═══ Supplied records ═══
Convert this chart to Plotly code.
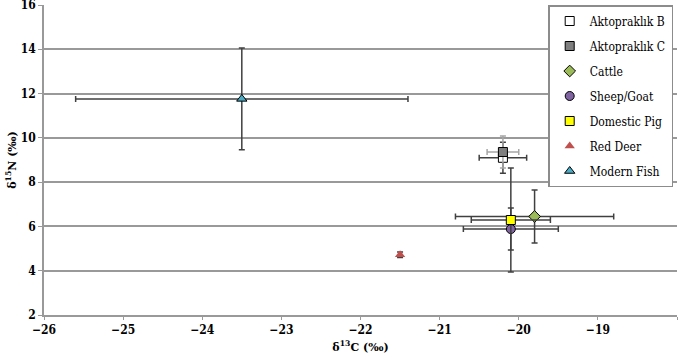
═══
═══ Supplied records ═══
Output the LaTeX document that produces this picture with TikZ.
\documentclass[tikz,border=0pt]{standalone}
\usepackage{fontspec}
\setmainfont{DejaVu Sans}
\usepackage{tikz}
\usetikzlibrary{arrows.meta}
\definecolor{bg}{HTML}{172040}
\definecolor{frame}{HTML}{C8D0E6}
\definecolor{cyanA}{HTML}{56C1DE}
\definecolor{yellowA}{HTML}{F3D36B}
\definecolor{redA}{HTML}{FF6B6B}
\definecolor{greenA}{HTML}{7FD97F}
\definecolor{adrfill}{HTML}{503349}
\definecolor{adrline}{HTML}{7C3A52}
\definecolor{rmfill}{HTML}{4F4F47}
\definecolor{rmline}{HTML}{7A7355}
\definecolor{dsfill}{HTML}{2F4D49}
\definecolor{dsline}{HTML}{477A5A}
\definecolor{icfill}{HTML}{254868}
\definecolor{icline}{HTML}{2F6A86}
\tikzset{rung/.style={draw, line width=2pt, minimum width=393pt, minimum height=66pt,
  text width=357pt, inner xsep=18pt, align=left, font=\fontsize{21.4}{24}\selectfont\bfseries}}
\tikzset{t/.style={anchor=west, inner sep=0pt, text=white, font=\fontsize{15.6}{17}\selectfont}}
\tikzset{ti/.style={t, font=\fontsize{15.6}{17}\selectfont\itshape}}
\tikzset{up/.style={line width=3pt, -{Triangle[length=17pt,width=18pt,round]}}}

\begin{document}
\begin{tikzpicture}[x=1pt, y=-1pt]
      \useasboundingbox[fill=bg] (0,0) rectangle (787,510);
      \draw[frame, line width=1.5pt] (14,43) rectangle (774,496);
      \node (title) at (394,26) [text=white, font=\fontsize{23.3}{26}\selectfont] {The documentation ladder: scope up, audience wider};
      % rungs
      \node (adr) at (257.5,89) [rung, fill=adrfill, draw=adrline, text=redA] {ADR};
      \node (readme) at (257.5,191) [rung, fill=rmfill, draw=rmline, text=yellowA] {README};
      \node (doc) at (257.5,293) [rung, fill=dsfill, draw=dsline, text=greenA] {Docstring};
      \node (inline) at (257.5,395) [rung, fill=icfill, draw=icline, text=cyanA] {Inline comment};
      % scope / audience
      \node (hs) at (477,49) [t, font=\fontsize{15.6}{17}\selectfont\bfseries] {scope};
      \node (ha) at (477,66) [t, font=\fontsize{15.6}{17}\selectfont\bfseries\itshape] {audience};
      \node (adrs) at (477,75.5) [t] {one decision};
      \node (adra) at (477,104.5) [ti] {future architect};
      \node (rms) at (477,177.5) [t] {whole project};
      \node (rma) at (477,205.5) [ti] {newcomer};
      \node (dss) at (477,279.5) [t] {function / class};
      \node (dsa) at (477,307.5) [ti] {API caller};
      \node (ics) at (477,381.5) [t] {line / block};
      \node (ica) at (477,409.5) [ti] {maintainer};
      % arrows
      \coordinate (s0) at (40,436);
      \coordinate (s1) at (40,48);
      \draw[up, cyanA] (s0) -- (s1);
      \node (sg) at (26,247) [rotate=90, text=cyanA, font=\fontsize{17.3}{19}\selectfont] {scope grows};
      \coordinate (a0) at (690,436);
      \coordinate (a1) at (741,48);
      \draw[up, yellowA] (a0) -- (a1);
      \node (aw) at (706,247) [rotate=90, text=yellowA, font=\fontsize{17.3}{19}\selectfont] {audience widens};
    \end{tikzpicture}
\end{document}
═══
» **Prompt**: In the records above, locate the lines holding the word "this". Copy each of them.

» **Answer to the exercise**:
Convert this chart to Plotly code.
Output the LaTeX document that produces this picture with TikZ.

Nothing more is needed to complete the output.